Embora a Prefeitura de São José dos Campos garanta que houve tempo para
retirada dos móveis e documentos, os ex-moradores se queixam de não terem tido
tempo para carregar objetos mais pesados e de difícil locomoção, com geladeiras
e fogões.
Debaixo
de uma árvore, seis homens da segurança descansavam enquanto um deles queimava
um acumulado de entulhos, inclusive telhas de amianto – material que contamina
o solo. Questionados se o lugar ainda atrai muitas pessoas, um deles respondeu,
enfático, que está proibida a entrada de ninguém que não esteja previamente
autorizado. “Não posso te dar mais informações porque quem mandou a gente aqui
foi o dono”, disse Nelson.
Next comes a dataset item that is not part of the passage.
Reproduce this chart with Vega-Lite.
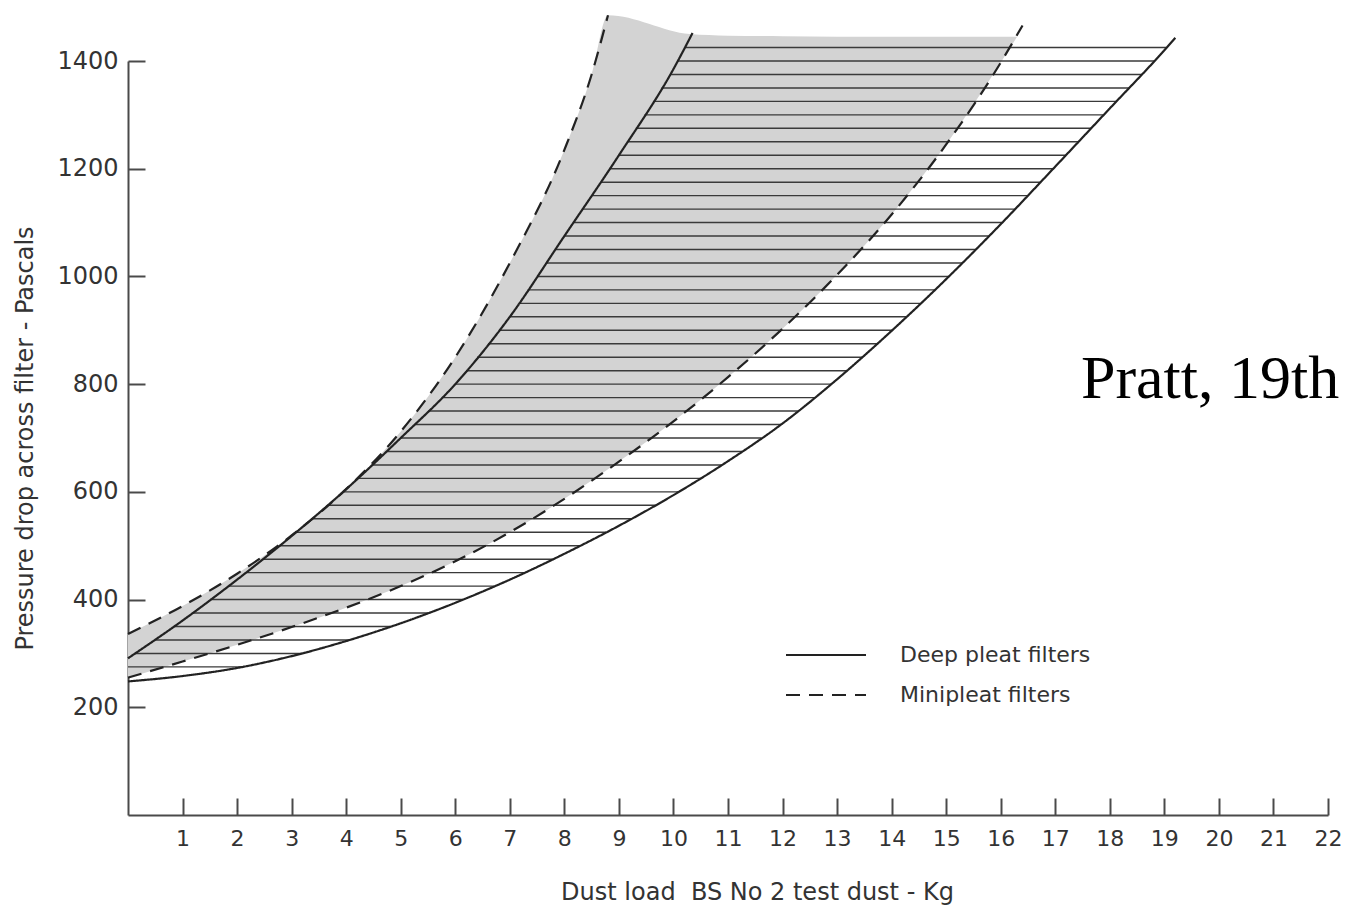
{
  "$schema": "https://vega.github.io/schema/vega-lite/v6.json",
  "width": 1200,
  "height": 754,
  "autosize": {"type": "none"},
  "padding": {"left": 128, "top": 61, "right": 25, "bottom": 93},
  "background": "white",
  "config": {"view": {"stroke": null}, "font": "DejaVu Sans"},
  "datasets": {
    "curves": [
      {"curve": "A", "series": "Deep pleat filters", "x": 0, "y": 291},
      {"curve": "A", "series": "Deep pleat filters", "x": 1, "y": 361},
      {"curve": "A", "series": "Deep pleat filters", "x": 2, "y": 437},
      {"curve": "A", "series": "Deep pleat filters", "x": 3, "y": 518},
      {"curve": "A", "series": "Deep pleat filters", "x": 4, "y": 605},
      {"curve": "A", "series": "Deep pleat filters", "x": 5, "y": 700},
      {"curve": "A", "series": "Deep pleat filters", "x": 6, "y": 800},
      {"curve": "A", "series": "Deep pleat filters", "x": 7, "y": 925},
      {"curve": "A", "series": "Deep pleat filters", "x": 8, "y": 1075},
      {"curve": "A", "series": "Deep pleat filters", "x": 9, "y": 1225},
      {"curve": "A", "series": "Deep pleat filters", "x": 10, "y": 1385},
      {"curve": "A", "series": "Deep pleat filters", "x": 10.35, "y": 1452},
      {"curve": "D", "series": "Deep pleat filters", "x": 0, "y": 248},
      {"curve": "D", "series": "Deep pleat filters", "x": 1, "y": 258},
      {"curve": "D", "series": "Deep pleat filters", "x": 2, "y": 273},
      {"curve": "D", "series": "Deep pleat filters", "x": 3, "y": 295},
      {"curve": "D", "series": "Deep pleat filters", "x": 4, "y": 323},
      {"curve": "D", "series": "Deep pleat filters", "x": 5, "y": 356},
      {"curve": "D", "series": "Deep pleat filters", "x": 6, "y": 394},
      {"curve": "D", "series": "Deep pleat filters", "x": 7, "y": 437},
      {"curve": "D", "series": "Deep pleat filters", "x": 8, "y": 485},
      {"curve": "D", "series": "Deep pleat filters", "x": 9, "y": 537},
      {"curve": "D", "series": "Deep pleat filters", "x": 10, "y": 594},
      {"curve": "D", "series": "Deep pleat filters", "x": 11, "y": 657},
      {"curve": "D", "series": "Deep pleat filters", "x": 12, "y": 727},
      {"curve": "D", "series": "Deep pleat filters", "x": 13, "y": 809},
      {"curve": "D", "series": "Deep pleat filters", "x": 14, "y": 899},
      {"curve": "D", "series": "Deep pleat filters", "x": 15, "y": 995},
      {"curve": "D", "series": "Deep pleat filters", "x": 16, "y": 1097},
      {"curve": "D", "series": "Deep pleat filters", "x": 17, "y": 1204},
      {"curve": "D", "series": "Deep pleat filters", "x": 18, "y": 1312},
      {"curve": "D", "series": "Deep pleat filters", "x": 19, "y": 1420},
      {"curve": "D", "series": "Deep pleat filters", "x": 19.2, "y": 1443},
      {"curve": "B", "series": "Minipleat filters", "x": 0, "y": 336},
      {"curve": "B", "series": "Minipleat filters", "x": 1, "y": 388},
      {"curve": "B", "series": "Minipleat filters", "x": 2, "y": 448},
      {"curve": "B", "series": "Minipleat filters", "x": 3, "y": 519},
      {"curve": "B", "series": "Minipleat filters", "x": 4, "y": 605},
      {"curve": "B", "series": "Minipleat filters", "x": 5, "y": 712},
      {"curve": "B", "series": "Minipleat filters", "x": 6, "y": 850},
      {"curve": "B", "series": "Minipleat filters", "x": 7, "y": 1025},
      {"curve": "B", "series": "Minipleat filters", "x": 8, "y": 1235},
      {"curve": "B", "series": "Minipleat filters", "x": 8.5, "y": 1375},
      {"curve": "B", "series": "Minipleat filters", "x": 8.8, "y": 1485},
      {"curve": "C", "series": "Minipleat filters", "x": 0, "y": 255},
      {"curve": "C", "series": "Minipleat filters", "x": 1, "y": 285},
      {"curve": "C", "series": "Minipleat filters", "x": 2, "y": 316},
      {"curve": "C", "series": "Minipleat filters", "x": 3, "y": 349},
      {"curve": "C", "series": "Minipleat filters", "x": 4, "y": 385},
      {"curve": "C", "series": "Minipleat filters", "x": 5, "y": 425},
      {"curve": "C", "series": "Minipleat filters", "x": 6, "y": 471},
      {"curve": "C", "series": "Minipleat filters", "x": 7, "y": 525},
      {"curve": "C", "series": "Minipleat filters", "x": 8, "y": 587},
      {"curve": "C", "series": "Minipleat filters", "x": 9, "y": 656},
      {"curve": "C", "series": "Minipleat filters", "x": 10, "y": 731},
      {"curve": "C", "series": "Minipleat filters", "x": 11, "y": 813},
      {"curve": "C", "series": "Minipleat filters", "x": 12, "y": 903},
      {"curve": "C", "series": "Minipleat filters", "x": 13, "y": 1003},
      {"curve": "C", "series": "Minipleat filters", "x": 14, "y": 1115},
      {"curve": "C", "series": "Minipleat filters", "x": 15, "y": 1245},
      {"curve": "C", "series": "Minipleat filters", "x": 16, "y": 1397},
      {"curve": "C", "series": "Minipleat filters", "x": 16.4, "y": 1466}
    ],
    "stipple": [
      {"x": 0, "y": 255, "y2": 336},
      {"x": 1, "y": 285, "y2": 388},
      {"x": 2, "y": 316, "y2": 448},
      {"x": 3, "y": 349, "y2": 519},
      {"x": 4, "y": 385, "y2": 605},
      {"x": 5, "y": 425, "y2": 712},
      {"x": 6, "y": 471, "y2": 850},
      {"x": 7, "y": 525, "y2": 1025},
      {"x": 8, "y": 587, "y2": 1235},
      {"x": 8.5, "y": 621, "y2": 1375},
      {"x": 8.8, "y": 642, "y2": 1485},
      {"x": 10.3, "y": 755, "y2": 1450},
      {"x": 11, "y": 813, "y2": 1447},
      {"x": 12, "y": 903, "y2": 1446},
      {"x": 13, "y": 1003, "y2": 1445},
      {"x": 14, "y": 1115, "y2": 1445},
      {"x": 15, "y": 1245, "y2": 1445},
      {"x": 16, "y": 1397, "y2": 1445},
      {"x": 16.3, "y": 1445, "y2": 1445}
    ],
    "hatch": [
      {"y": 275, "x": 0, "x2": 2.09},
      {"y": 300, "x": 0.13, "x2": 3.18},
      {"y": 325, "x": 0.49, "x2": 4.06},
      {"y": 350, "x": 0.84, "x2": 4.82},
      {"y": 375, "x": 1.18, "x2": 5.5},
      {"y": 400, "x": 1.51, "x2": 6.14},
      {"y": 425, "x": 1.84, "x2": 6.72},
      {"y": 450, "x": 2.16, "x2": 7.27},
      {"y": 475, "x": 2.47, "x2": 7.79},
      {"y": 500, "x": 2.78, "x2": 8.29},
      {"y": 525, "x": 3.08, "x2": 8.77},
      {"y": 550, "x": 3.37, "x2": 9.23},
      {"y": 575, "x": 3.66, "x2": 9.67},
      {"y": 600, "x": 3.94, "x2": 10.1},
      {"y": 625, "x": 4.21, "x2": 10.49},
      {"y": 650, "x": 4.47, "x2": 10.89},
      {"y": 675, "x": 4.74, "x2": 11.26},
      {"y": 700, "x": 5.0, "x2": 11.61},
      {"y": 725, "x": 5.25, "x2": 11.97},
      {"y": 750, "x": 5.5, "x2": 12.28},
      {"y": 775, "x": 5.75, "x2": 12.59},
      {"y": 800, "x": 6.0, "x2": 12.89},
      {"y": 825, "x": 6.2, "x2": 13.18},
      {"y": 850, "x": 6.4, "x2": 13.46},
      {"y": 875, "x": 6.6, "x2": 13.73},
      {"y": 900, "x": 6.8, "x2": 14.01},
      {"y": 925, "x": 7.0, "x2": 14.27},
      {"y": 950, "x": 7.17, "x2": 14.53},
      {"y": 975, "x": 7.33, "x2": 14.79},
      {"y": 1000, "x": 7.5, "x2": 15.05},
      {"y": 1025, "x": 7.67, "x2": 15.29},
      {"y": 1050, "x": 7.83, "x2": 15.54},
      {"y": 1075, "x": 8.0, "x2": 15.78},
      {"y": 1100, "x": 8.17, "x2": 16.03},
      {"y": 1125, "x": 8.33, "x2": 16.26},
      {"y": 1150, "x": 8.5, "x2": 16.5},
      {"y": 1175, "x": 8.67, "x2": 16.73},
      {"y": 1200, "x": 8.83, "x2": 16.96},
      {"y": 1225, "x": 9.0, "x2": 17.19},
      {"y": 1250, "x": 9.16, "x2": 17.43},
      {"y": 1275, "x": 9.31, "x2": 17.66},
      {"y": 1300, "x": 9.47, "x2": 17.89},
      {"y": 1325, "x": 9.63, "x2": 18.12},
      {"y": 1350, "x": 9.78, "x2": 18.35},
      {"y": 1375, "x": 9.94, "x2": 18.58},
      {"y": 1400, "x": 10.08, "x2": 18.81},
      {"y": 1425, "x": 10.21, "x2": 19.04}
    ],
    "note": [
      {"x": 17.47, "y": 774, "text": "Pratt, 19th"}
    ]
  },
  "encoding": {
    "x": {
      "field": "x",
      "type": "quantitative",
      "scale": {"domain": [0, 22], "nice": false, "zero": false},
      "axis": {
        "title": "Dust load\u00a0 BS No 2 test dust - Kg",
        "values": [1, 2, 3, 4, 5, 6, 7, 8, 9, 10, 11, 12, 13, 14, 15, 16, 17, 18, 19, 20, 21, 22],
        "format": "d",
        "grid": false,
        "domainColor": "#4a4a4a",
        "domainWidth": 2,
        "tickColor": "#4a4a4a",
        "tickWidth": 2,
        "tickSize": -17,
        "labelPadding": 30,
        "labelFont": "DejaVu Sans",
        "labelFontSize": 22,
        "labelColor": "#333333",
        "labelFlush": false,
        "labelOverlap": false,
        "titleFont": "DejaVu Sans",
        "titleFontSize": 24,
        "titleFontWeight": "normal",
        "titleColor": "#333333",
        "titleX": 629,
        "titleY": 77,
        "titleBaseline": "middle",
        "titleAlign": "center"
      }
    },
    "y": {
      "field": "y",
      "type": "quantitative",
      "scale": {"domain": [0, 1400], "nice": false},
      "axis": {
        "title": "Pressure drop across filter - Pascals",
        "values": [200, 400, 600, 800, 1000, 1200, 1400],
        "format": "d",
        "grid": false,
        "domainColor": "#4a4a4a",
        "domainWidth": 2,
        "tickColor": "#4a4a4a",
        "tickWidth": 2,
        "tickSize": -17,
        "labelPadding": 27,
        "labelFont": "DejaVu Sans",
        "labelFontSize": 24,
        "labelColor": "#333333",
        "labelFlush": false,
        "labelOverlap": false,
        "titleFont": "DejaVu Sans",
        "titleFontSize": 24,
        "titleFontWeight": "normal",
        "titleColor": "#333333",
        "titleX": -103,
        "titleY": 377,
        "titleAngle": 270,
        "titleBaseline": "middle",
        "titleAlign": "center"
      }
    }
  },
  "layer": [
    {
      "data": {"name": "stipple"},
      "mark": {"type": "area", "interpolate": "monotone", "fill": "#d3d3d3", "stroke": null, "clip": false},
      "encoding": {"y2": {"field": "y2"}}
    },
    {
      "data": {"name": "hatch"},
      "mark": {"type": "rule", "stroke": "#3a3a3a", "strokeWidth": 1.4},
      "encoding": {"x2": {"field": "x2"}}
    },
    {
      "data": {"name": "curves"},
      "mark": {"type": "line", "interpolate": "monotone", "stroke": "#222222", "strokeWidth": 2.2},
      "encoding": {
        "detail": {"field": "curve"},
        "strokeDash": {
          "field": "series",
          "type": "nominal",
          "scale": {"domain": ["Deep pleat filters", "Minipleat filters"], "range": [[1, 0], [14, 9]]},
          "legend": {
            "orient": "none",
            "legendX": 677,
            "legendY": 573,
            "title": null,
            "symbolType": "M-2,0H2",
            "symbolSize": 1600,
            "symbolStrokeWidth": 2,
            "symbolStrokeColor": "#222222",
            "labelFont": "DejaVu Sans",
            "labelFontSize": 22,
            "labelColor": "#333333",
            "labelOffset": 53,
            "labelLimit": 0,
            "rowPadding": 8
          }
        }
      }
    },
    {
      "data": {"name": "note"},
      "mark": {"type": "text", "font": "Liberation Serif", "fontSize": 62, "align": "left", "baseline": "alphabetic", "color": "#000000"},
      "encoding": {"text": {"field": "text"}}
    }
  ]
}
A empresa pertence ao investidor Naji Nahas, e
acumula dívidas provenientes do não pagamento de IPTU que chegam a um montante
de R$ 14,6 milhões, apesar de redução significativa de R$ 777 mil, concedida
pela 15ª Câmara de Direito Público do Tribunal de Justiça de São Paulo, seis
dias após a reintegração de posse.
Davina
Souza Fernandes, auxiliar no Centro de Promoção Humana Dr. Oscar Homero, da
Paróquia Nossa Senhora do Perpétuo Socorro – que recebeu um grupo de
ex-moradores no dia da desocupação – vê oportunismo na situação. “Esses dias
uma senhora veio para a Igreja e disse que lá havia um caminhão pegando geladeiras,
fogões, e não deixavam nem as pessoas entrarem. Ela mesma tentou entrar, mas
foi barrada”, contou. “Eles mesmos estavam com uma perua cheia de móveis. Nem
temos mais o que falar da situação.” A paróquia recebe hoje cerca de 80
pedidos de cesta básica por dia vindas dos ex-moradores.
Também
abordado pela segurança, um menino de 11 anos de idade ainda com a mochila nas
costas – recém-saído de uma aula – alegou curiosidade ao entrar no antigo
Pinheirinho. “Eu tenho conhecidos que moravam aqui”, justificou. Como se não
conseguisse acreditar naquele cenário de destruição, ele observava com cuidado
cada pedaço do terreno, que poderia revelar quem vivia ali. Bem esclarecido
para a sua idade, o menino puxou conversa com a reportagem. “Não entendo mesmo
o porquê em fazer isso, derrubar tudo enquanto as pessoas poderiam estar ainda
morando aqui”, lamentou.
Os
ex-moradores que se distribuíam em quatro abrigos estão no processo da retirada
dos cheques de auxílio-aluguel, a R$ 500. Das 1,6 mil famílias, 140 se
encontram ainda nos abrigos, segundo a prefeitura. Há relatos da dificuldade em
encontrar casa para alugar, uma vez que as ofertas de moradia até o valor são
poucas, e muitos deles não conseguem realizar depósito do valor do aluguel
adiantado e nem têm fiador, como condições de locação nas imobiliárias.